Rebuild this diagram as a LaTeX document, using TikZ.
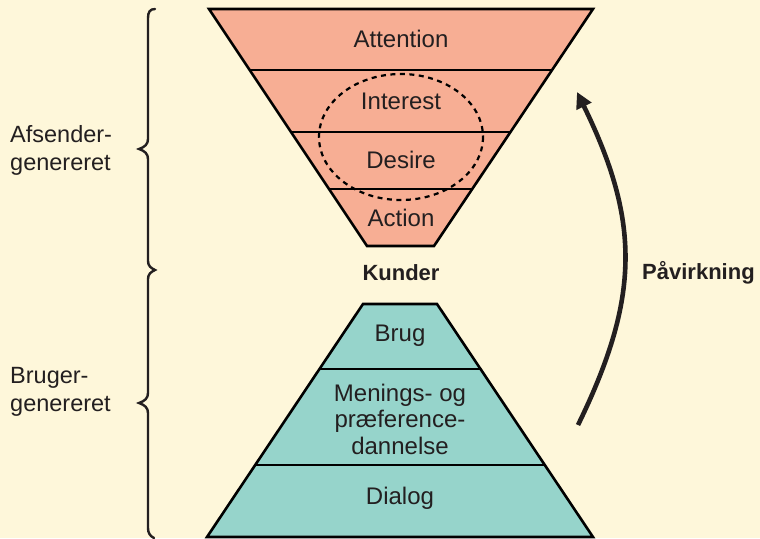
\documentclass[tikz,border=0pt]{standalone}
\usepackage{fontspec}
\setmainfont{Liberation Sans}
\usetikzlibrary{arrows.meta,calc}

\definecolor{paper}{HTML}{FEF7DA}
\definecolor{salmon}{HTML}{F7AE94}
\definecolor{teal}{HTML}{96D4CB}
\definecolor{ink}{HTML}{231F20}

\tikzset{
  stage/.style={font=\fontsize{24}{26.5}\selectfont, text=ink, align=center, inner sep=0pt},
  side/.style={font=\fontsize{23.5}{28}\selectfont, text=ink, align=left, anchor=west, inner sep=0pt},
  boldlabel/.style={font=\fontsize{22}{26}\selectfont\bfseries, text=ink, inner sep=0pt},
  outline/.style={draw=black, line width=2.6pt, line join=miter},
  divider/.style={draw=black, line width=2.3pt},
  bracket/.style={draw=ink, line width=2.4pt, line cap=round},
  push/.style={draw=ink, line width=4.6pt, -{Triangle[length=16pt,width=16pt]}},
}

\begin{document}
\begin{tikzpicture}[x=1pt, y=-1pt]
  % page
  \fill[paper] (0,0) rectangle (760,538);
  \useasboundingbox (0,0) rectangle (760,538);

  % funnel corners
  \coordinate (fTL) at (209,9);
  \coordinate (fTR) at (593,9);
  \coordinate (fBR) at (434,246);
  \coordinate (fBL) at (367,246);

  % pyramid corners
  \coordinate (pTL) at (363,304);
  \coordinate (pTR) at (437,304);
  \coordinate (pBR) at (593,537);
  \coordinate (pBL) at (207,537);

  % funnel
  \fill[salmon] (fTL) -- (fTR) -- (fBR) -- (fBL) -- cycle;
  \foreach \t in {0.2574,0.519,0.7595}
    \draw[divider] ($(fTL)!\t!(fBL)$) -- ($(fTR)!\t!(fBR)$);
  \draw[outline] (fTL) -- (fTR) -- (fBR) -- (fBL) -- cycle;

  % pyramid
  \fill[teal] (pTL) -- (pTR) -- (pBR) -- (pBL) -- cycle;
  \foreach \t in {0.279,0.691}
    \draw[divider] ($(pTL)!\t!(pBL)$) -- ($(pTR)!\t!(pBR)$);
  \draw[outline] (pTL) -- (pTR) -- (pBR) -- (pBL) -- cycle;

  % dashed ring around interest and desire
  \draw[black, line width=2.2pt, dash pattern=on 5pt off 4.5pt] (401,137) ellipse [x radius=82, y radius=63];

  % funnel stages
  \node[stage] (attention) at (401,39) {Attention};
  \node[stage] (interest)  at (401,101) {Interest};
  \node[stage] (desire)    at (401,160) {Desire};
  \node[stage] (action)    at (401,218) {Action};

  % pyramid stages
  \node[stage] (brug)   at (400,336) {Brug};
  \node[stage] (mening) at (400,419) {Menings- og\\præference-\\dannelse};
  \node[stage] (dialog) at (400,498) {Dialog};

  % centre and side labels
  \node[boldlabel] (kunder) at (401,273) {Kunder};
  \node[boldlabel, anchor=west] (paavirk) at (642,273) {Påvirkning};
  \node[side] (afsender) at (10,150) {Afsender-\\genereret};
  \node[side] (bruger)   at (10,392) {Bruger-\\genereret};

  % braces
  \draw[bracket]
    (155,9) .. controls (150,9) and (148,12) .. (148,18)
    -- (148,139) .. controls (148,144) and (145,147) .. (139,149)
    .. controls (145,151) and (148,154) .. (148,159)
    -- (148,261) .. controls (148,266) and (151,268) .. (155,270)
    .. controls (151,272) and (148,274) .. (148,279)
    -- (148,393) .. controls (148,398) and (145,401) .. (139,403)
    .. controls (145,405) and (148,408) .. (148,413)
    -- (148,528) .. controls (148,533) and (150,536) .. (154,538);

  % influence arrow
  \coordinate (arrFrom) at (578,425);
  \coordinate (arrTo) at (577,92);
  \draw[push] (arrFrom) to[out=64, in=-64, looseness=1.1] (arrTo);
\end{tikzpicture}
\end{document}
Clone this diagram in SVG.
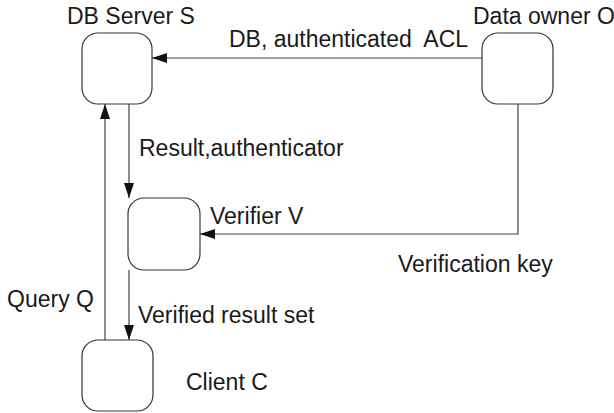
<svg xmlns="http://www.w3.org/2000/svg" width="614" height="413" viewBox="0 0 614 413">
<style>
.node{fill:#fff;stroke:#333;stroke-width:1.2}
.lbl{font-family:"Liberation Sans",Arial,sans-serif;font-size:23px;fill:#1a1a1a;white-space:pre}
.edge{fill:none;stroke:#444;stroke-width:1.2}
</style>
<defs>
<marker id="ah" markerUnits="userSpaceOnUse" markerWidth="16" markerHeight="11" refX="15" refY="5" orient="auto">
<path d="M0,0 L15,5 L0,10 z" fill="#111"/>
</marker>
</defs>
<rect width="614" height="413" fill="#fff"/>
<g id="connectors">
<line class="edge" x1="482" y1="58" x2="152" y2="58" marker-end="url(#ah)"/>
<line class="edge" x1="129" y1="104" x2="129" y2="198" marker-end="url(#ah)"/>
<polyline class="edge" points="518,104 518,234 200,234" marker-end="url(#ah)"/>
<line class="edge" x1="129" y1="270" x2="129" y2="340" marker-end="url(#ah)"/>
<line class="edge" x1="105" y1="340" x2="105" y2="104" marker-end="url(#ah)"/>
<text class="lbl" x="229" y="47" xml:space="preserve">DB, authenticated  ACL</text>
<text class="lbl" x="139" y="156">Result,authenticator</text>
<text class="lbl" x="398" y="272">Verification key</text>
<text class="lbl" x="7" y="307">Query Q</text>
<text class="lbl" x="138" y="323">Verified result set</text>
</g>
<g id="server">
<rect class="node" x="82" y="33" width="70" height="71" rx="16"/>
<text class="lbl" x="67" y="24">DB Server S</text>
</g>
<g id="owner">
<rect class="node" x="482" y="33" width="71" height="71" rx="16"/>
<text class="lbl" x="473" y="24">Data owner O</text>
</g>
<g id="verifier">
<rect class="node" x="128" y="198" width="72" height="72" rx="16"/>
<text class="lbl" x="210" y="224">Verifier V</text>
</g>
<g id="client">
<rect class="node" x="82" y="340" width="71" height="71" rx="16"/>
<text class="lbl" x="186" y="390">Client C</text>
</g>
</svg>
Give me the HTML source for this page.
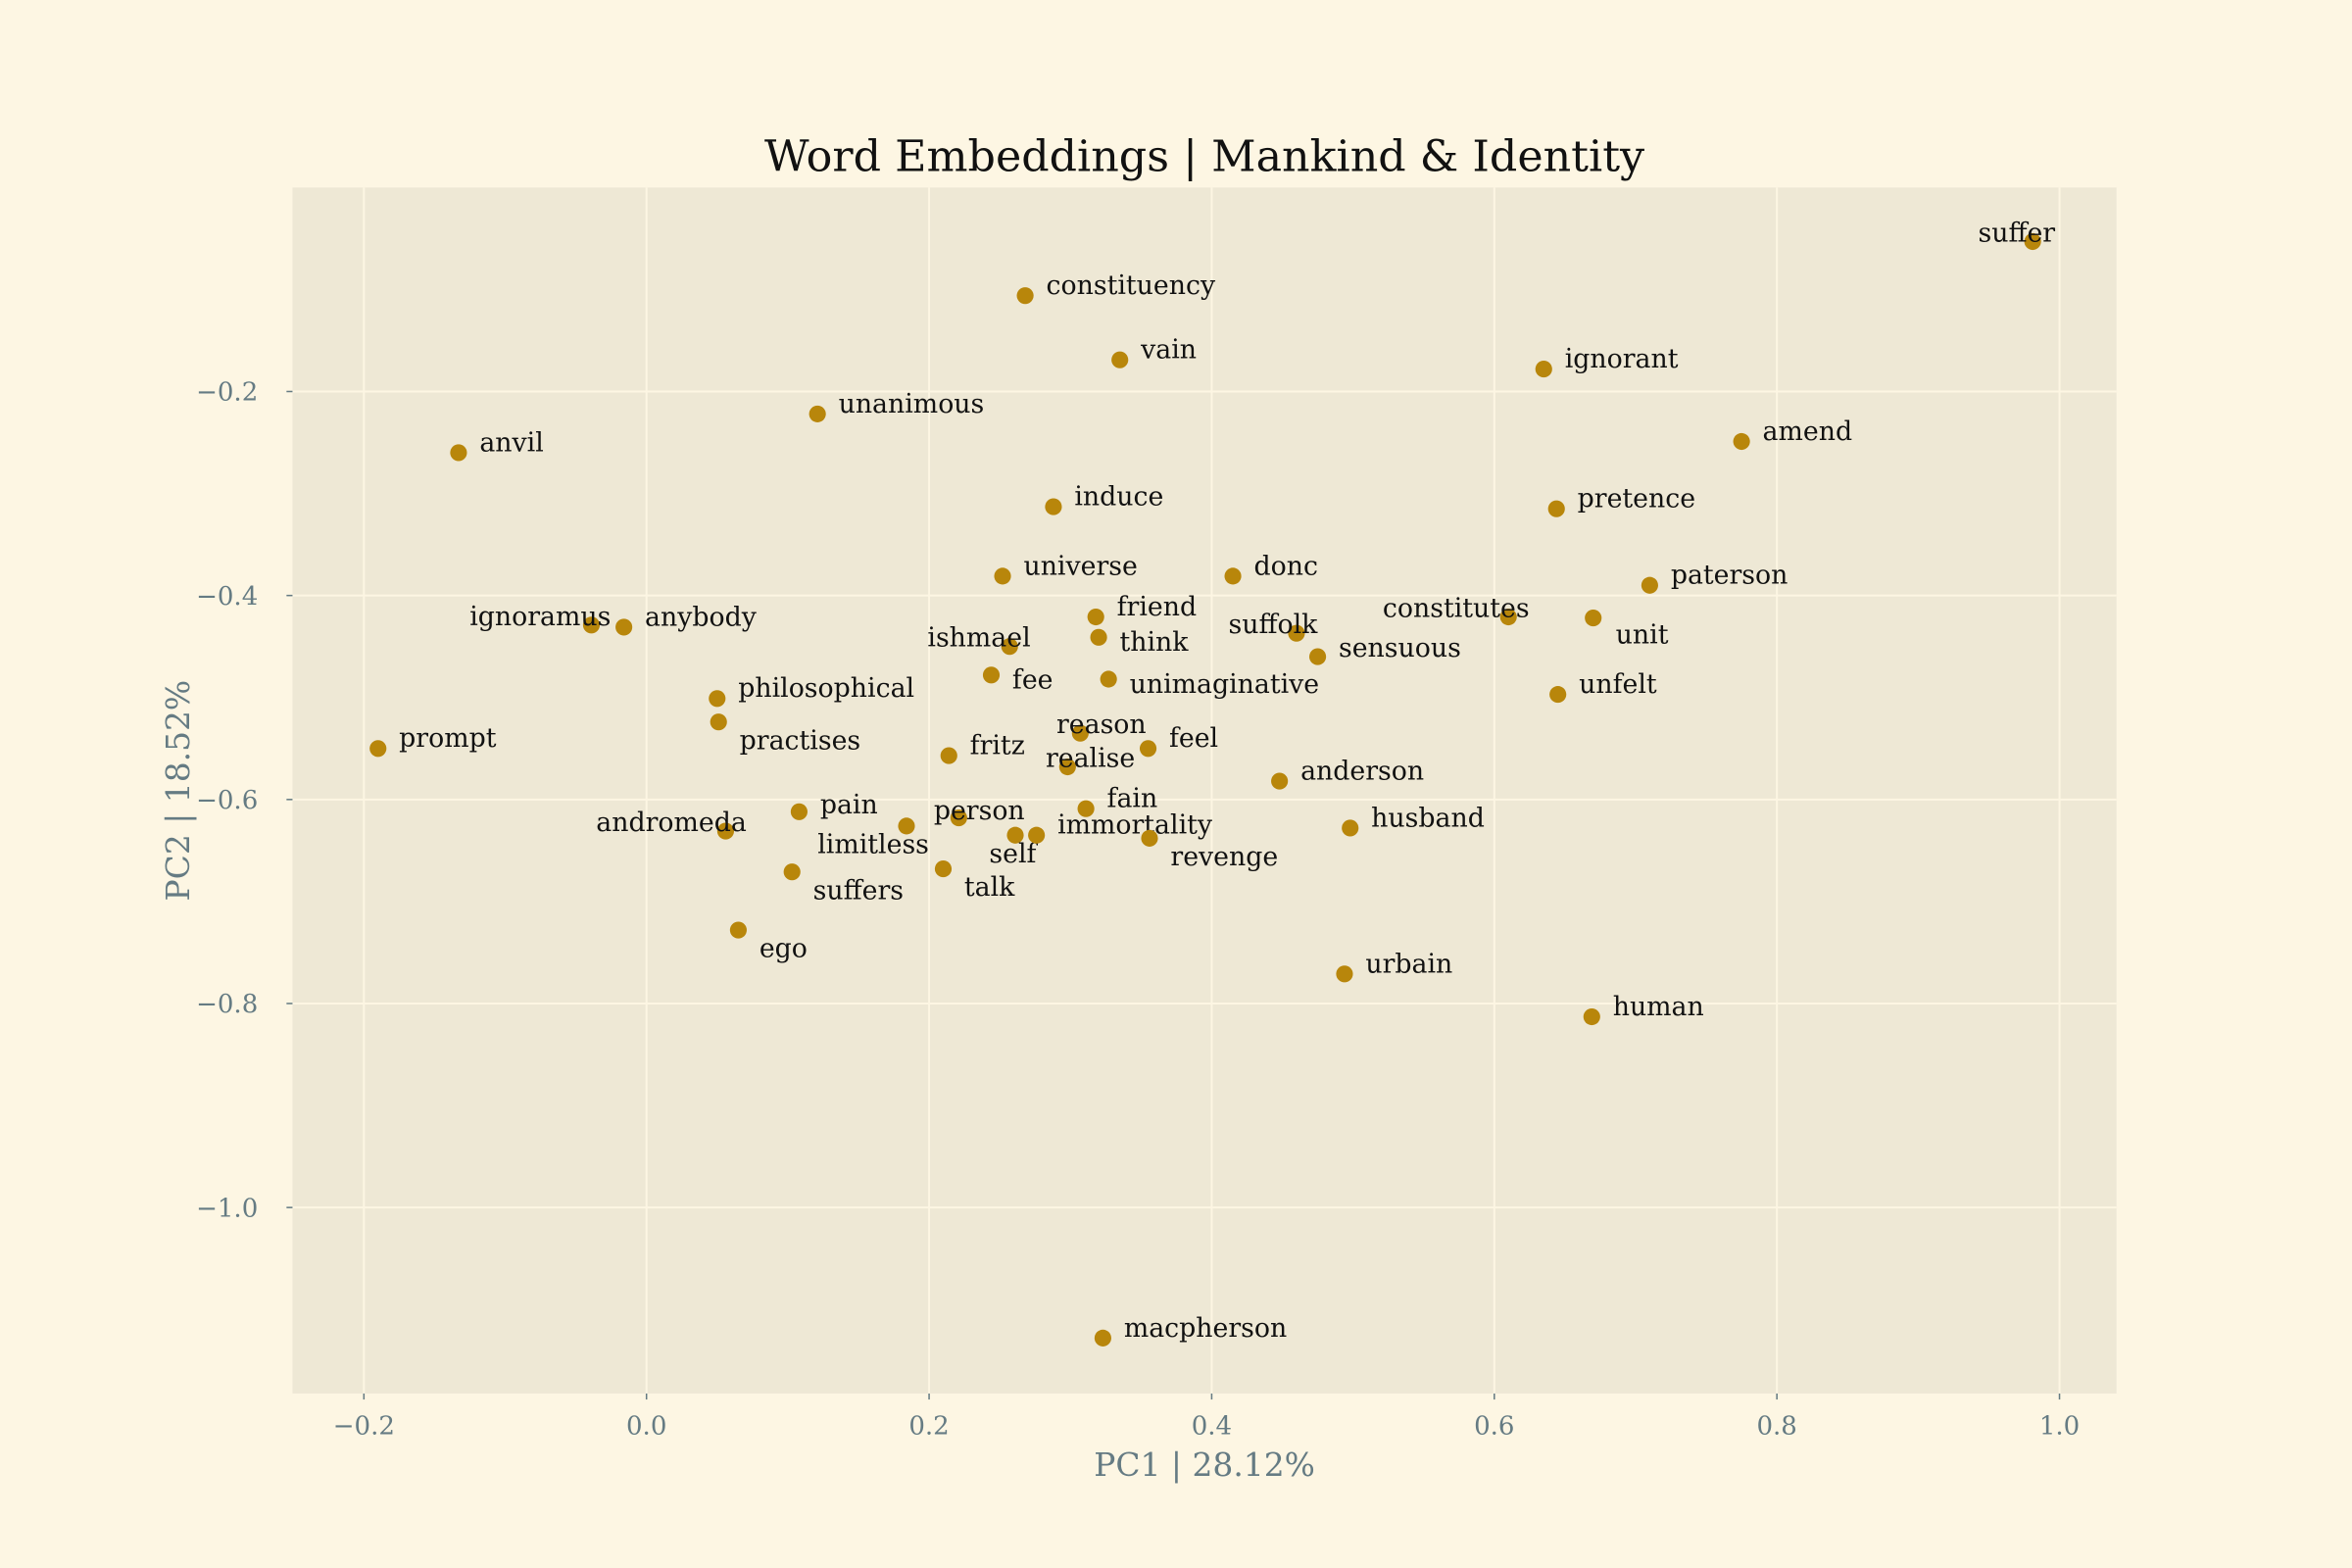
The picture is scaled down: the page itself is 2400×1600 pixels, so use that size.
<!DOCTYPE html>
<html><head><meta charset="utf-8"><style>
html,body{margin:0;padding:0;background:#fdf6e3;}
svg{display:block;font-family:"DejaVu Serif","Liberation Serif",serif;}
</style></head><body>
<svg id="chart" width="2400" height="1600" viewBox="0 0 1568 1045.33" xmlns="http://www.w3.org/2000/svg">
<rect width="1568" height="1046" fill="#fdf6e3"/>
<rect x="195" y="125" width="1216" height="804" fill="#eee8d5"/>
<g id="grid"></g>
<g id="ticks"></g>
<g id="points"></g>
<text x="803" y="114" text-anchor="middle" font-size="29" fill="#111">Word Embeddings | Mankind &amp; Identity</text>
<text x="803" y="984" text-anchor="middle" font-size="21.5" fill="#657b83">PC1 | 28.12%</text>
<text transform="translate(126,527) rotate(-90)" text-anchor="middle" font-size="21.5" fill="#657b83">PC2 | 18.52%</text>
</svg>
<script>
const words = ["suffer","constituency","vain","ignorant","unanimous","anvil","amend","induce","pretence","universe","donc","paterson","ignoramus","anybody","friend","constitutes","unit","suffolk","think","ishmael","sensuous","fee","unimaginative","philosophical","unfelt","practises","prompt","reason","feel","fritz","realise","anderson","pain","fain","andromeda","person","limitless","husband","self","immortality","revenge","suffers","talk","ego","urbain","human","macpherson"];
const pc1 = [0.981,0.268,0.335,0.635,0.121,-0.133,0.775,0.288,0.644,0.252,0.415,0.710,-0.039,-0.016,0.318,0.610,0.670,0.460,0.320,0.257,0.475,0.244,0.327,0.050,0.645,0.051,-0.190,0.307,0.355,0.214,0.298,0.448,0.108,0.311,0.056,0.221,0.184,0.498,0.261,0.276,0.356,0.103,0.210,0.065,0.494,0.669,0.323];
const pc2 = [-0.053,-0.106,-0.169,-0.178,-0.222,-0.260,-0.249,-0.313,-0.315,-0.381,-0.381,-0.390,-0.429,-0.431,-0.421,-0.421,-0.422,-0.437,-0.441,-0.450,-0.460,-0.478,-0.482,-0.501,-0.497,-0.524,-0.550,-0.535,-0.550,-0.557,-0.568,-0.582,-0.612,-0.609,-0.631,-0.618,-0.626,-0.628,-0.635,-0.635,-0.638,-0.671,-0.668,-0.728,-0.771,-0.813,-1.128];
const xTicks = [-0.2,0.0,0.2,0.4,0.6,0.8,1.0];
const yTicks = [-0.2,-0.4,-0.6,-0.8,-1.0];
const xTickLabels = ["\u22120.2","0.0","0.2","0.4","0.6","0.8","1.0"];
const yTickLabels = ["\u22120.2","\u22120.4","\u22120.6","\u22120.8","\u22121.0"];
// label placement (anchor, dx, dy) per word
const labelLayout = {
 suffer:["end",15,0], ignoramus:["end",13,0], ishmael:["end",14,0], constitutes:["end",14,0],
 suffolk:["end",14,0], unit:["start",15,17], think:["start",14,9], fee:["start",14,9],
 unimaginative:["start",14,9], practises:["start",14,18], reason:["end",44,0], realise:["end",45,0],
 andromeda:["end",14,0], person:["end",44,1], limitless:["end",15,18], self:["end",14,18],
 revenge:["start",14,18], suffers:["start",14,18], talk:["start",14,18], ego:["start",14,18],
 pain:["start",14,1], sensuous:["start",14,0]
};
const NS="http://www.w3.org/2000/svg";
const X0=195,X1=1411,Y0=125,Y1=929;
function xScale(v){return 431+v*942;}
function yScale(v){return 261+(-v-0.2)*680;}
function mk(tag,attrs,parent){const e=document.createElementNS(NS,tag);for(const k in attrs)e.setAttribute(k,attrs[k]);parent.appendChild(e);return e;}
const grid=document.getElementById('grid'), ticks=document.getElementById('ticks'), pts=document.getElementById('points');
xTicks.forEach((t,i)=>{
 const x=xScale(t);
 const l=mk('line',{x1:x,x2:x,y1:Y0,y2:Y1,stroke:'#fdf6e3','stroke-width':1.3},grid);
 
 
 const m=mk('line',{x1:x,x2:x,y1:Y1,y2:Y1+4,stroke:'#657b83','stroke-width':1},ticks);
 
 
 const tx=mk('text',{x:x,y:956,'text-anchor':'middle','font-size':17,fill:'#657b83'},ticks);
 tx.textContent=xTickLabels[i];
 
 
});
yTicks.forEach((t,i)=>{
 const y=yScale(t);
 const l=mk('line',{x1:X0,x2:X1,y1:y,y2:y,stroke:'#fdf6e3','stroke-width':1.3},grid);
 
 
 const m=mk('line',{x1:X0-4,x2:X0,y1:y,y2:y,stroke:'#657b83','stroke-width':1},ticks);
 
 
 const tx=mk('text',{x:172,y:y+6,'text-anchor':'end','font-size':17,fill:'#657b83'},ticks);
 tx.textContent=yTickLabels[i];
 
 
});
words.forEach((w,i)=>{
 const cx=xScale(pc1[i]), cy=yScale(pc2[i]);
 const c=mk('circle',{cx:cx,cy:cy,r:5.6,fill:'#b8860b'},pts);
 
 
 const L=labelLayout[w]||["start",14,-1];
 const t=mk('text',{x:cx+L[1],y:cy+L[2],'text-anchor':L[0],'font-size':17.5,fill:'#111'},pts);
 t.textContent=w;
 
 
});
</script>
</body></html>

########

WHAT YOU HAVE TO DO ▸ Print the data above verbatim from the first line through the line holding "radius=82, y radius=63];", leaving every picture out.

ANSWER FOR THE TASK ▸
Rebuild this diagram as a LaTeX document, using TikZ.
\documentclass[tikz,border=0pt]{standalone}
\usepackage{fontspec}
\setmainfont{Liberation Sans}
\usetikzlibrary{arrows.meta,calc}

\definecolor{paper}{HTML}{FEF7DA}
\definecolor{salmon}{HTML}{F7AE94}
\definecolor{teal}{HTML}{96D4CB}
\definecolor{ink}{HTML}{231F20}

\tikzset{
  stage/.style={font=\fontsize{24}{26.5}\selectfont, text=ink, align=center, inner sep=0pt},
  side/.style={font=\fontsize{23.5}{28}\selectfont, text=ink, align=left, anchor=west, inner sep=0pt},
  boldlabel/.style={font=\fontsize{22}{26}\selectfont\bfseries, text=ink, inner sep=0pt},
  outline/.style={draw=black, line width=2.6pt, line join=miter},
  divider/.style={draw=black, line width=2.3pt},
  bracket/.style={draw=ink, line width=2.4pt, line cap=round},
  push/.style={draw=ink, line width=4.6pt, -{Triangle[length=16pt,width=16pt]}},
}

\begin{document}
\begin{tikzpicture}[x=1pt, y=-1pt]
  % page
  \fill[paper] (0,0) rectangle (760,538);
  \useasboundingbox (0,0) rectangle (760,538);

  % funnel corners
  \coordinate (fTL) at (209,9);
  \coordinate (fTR) at (593,9);
  \coordinate (fBR) at (434,246);
  \coordinate (fBL) at (367,246);

  % pyramid corners
  \coordinate (pTL) at (363,304);
  \coordinate (pTR) at (437,304);
  \coordinate (pBR) at (593,537);
  \coordinate (pBL) at (207,537);

  % funnel
  \fill[salmon] (fTL) -- (fTR) -- (fBR) -- (fBL) -- cycle;
  \foreach \t in {0.2574,0.519,0.7595}
    \draw[divider] ($(fTL)!\t!(fBL)$) -- ($(fTR)!\t!(fBR)$);
  \draw[outline] (fTL) -- (fTR) -- (fBR) -- (fBL) -- cycle;

  % pyramid
  \fill[teal] (pTL) -- (pTR) -- (pBR) -- (pBL) -- cycle;
  \foreach \t in {0.279,0.691}
    \draw[divider] ($(pTL)!\t!(pBL)$) -- ($(pTR)!\t!(pBR)$);
  \draw[outline] (pTL) -- (pTR) -- (pBR) -- (pBL) -- cycle;

  % dashed ring around interest and desire
  \draw[black, line width=2.2pt, dash pattern=on 5pt off 4.5pt] (401,137) ellipse [x radius=82, y radius=63];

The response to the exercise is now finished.